■ Your goal: Go through the material and pull out every line with the string "image" in it.

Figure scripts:
↓↓↓
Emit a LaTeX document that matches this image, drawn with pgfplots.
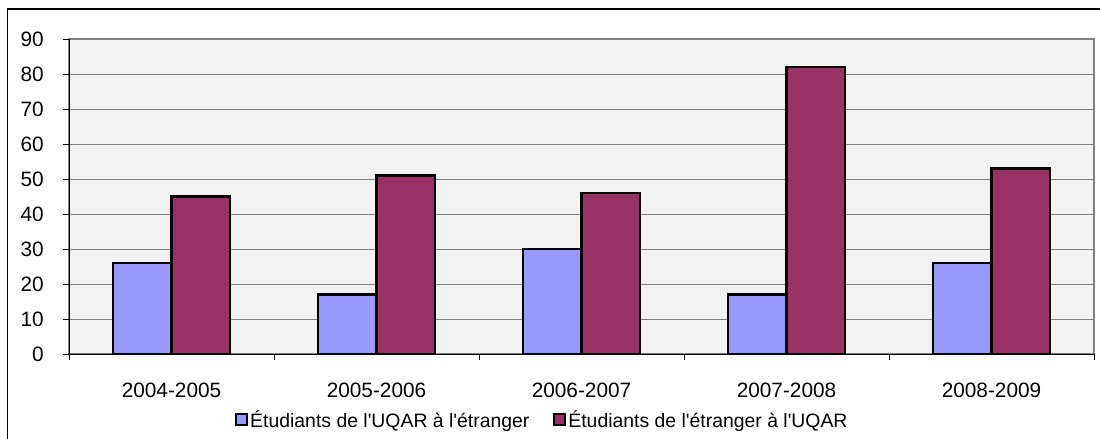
\documentclass[border=0pt]{standalone}
\usepackage{fontspec}
\setmainfont{Liberation Sans}
\usepackage{pgfplots}
\pgfplotsset{compat=1.18}
\definecolor{cblue}{HTML}{9999FF}
\definecolor{cred}{HTML}{993366}
\definecolor{bgc}{HTML}{F2F2F2}
\definecolor{gridc}{HTML}{808080}
\newcommand{\fs}{\fontsize{20.8bp}{25bp}\selectfont}
\newcommand{\fl}{\fontsize{19.4bp}{23bp}\selectfont}
\begin{document}
\begin{tikzpicture}
\path[use as bounding box] (0,0) rectangle (1100bp,439bp);
\clip (0,0) rectangle (1100bp,439bp);
\draw[line width=1.5bp, black] (7.5bp,-5bp) rectangle (1105bp,430bp);
\begin{axis}[
  at={(69bp,85bp)}, anchor=south west,
  scale only axis, width=1025bp, height=315bp,
  xmin=-0.5, xmax=4.5, ymin=0, ymax=90,
  ytick={0,10,...,90},
  xtick={0,1,2,3,4},
  xticklabels={2004-2005,2005-2006,2006-2007,2007-2008,2008-2009},
  minor xtick={-0.5,0.5,1.5,2.5,3.5,4.5},
  tick align=outside,
  major tick length=6bp, minor tick length=6bp,
  every major x tick/.append style={draw=none},
  tick style={black, line width=0.8bp},
  axis x line*=bottom, axis y line*=left,
  axis line style={black, line width=1bp, -},
  axis background/.style={fill=bgc, draw=gridc, line width=1.5bp},
  ymajorgrids, grid style={gridc, line width=1bp},
  /pgf/number format/assume math mode=true,
  ticklabel style={font=\fs},
  yticklabel style={anchor=east, inner sep=0pt, xshift=-19bp},
  xticklabel style={anchor=base, inner sep=0pt, yshift=-37bp},
  ybar=0pt, bar width=58.5bp,
  legend columns=2,
  legend style={at={(0.162,-0.2095)}, anchor=west, draw=none, fill=none,
     font=\fl, inner sep=0pt,
     nodes={inner sep=2bp},
     /tikz/every even column/.append style={column sep=22bp}},
  legend image code/.code={\draw[#1,draw=black,line width=2bp] (0bp,-5.5bp) rectangle (11bp,5.5bp);},
]
\addplot[fill=cblue, draw=black, line width=2.2bp] coordinates {(0,26) (1,17) (2,30) (3,17) (4,26)};
\addplot[fill=cred, draw=black, line width=2.2bp] coordinates {(0,45) (1,51) (2,46) (3,82) (4,53)};
\legend{Étudiants de l\textquotesingle UQAR à l\textquotesingle étranger, Étudiants de l\textquotesingle étranger à l\textquotesingle UQAR}
\end{axis}
\end{tikzpicture}
\end{document}
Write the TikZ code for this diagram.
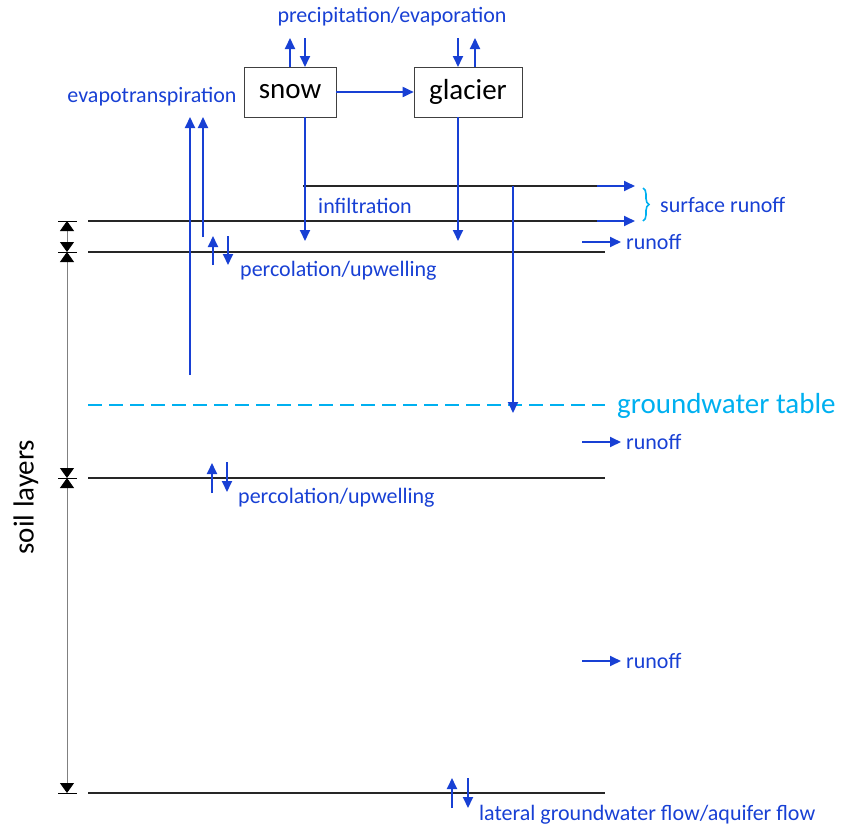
↑↑↑
■ Solution below:
Emit a LaTeX document that matches this image, drawn with pgfplots.
  legend image code/.code={\draw[#1,draw=black,line width=2bp] (0bp,-5.5bp) rectangle (11bp,5.5bp);},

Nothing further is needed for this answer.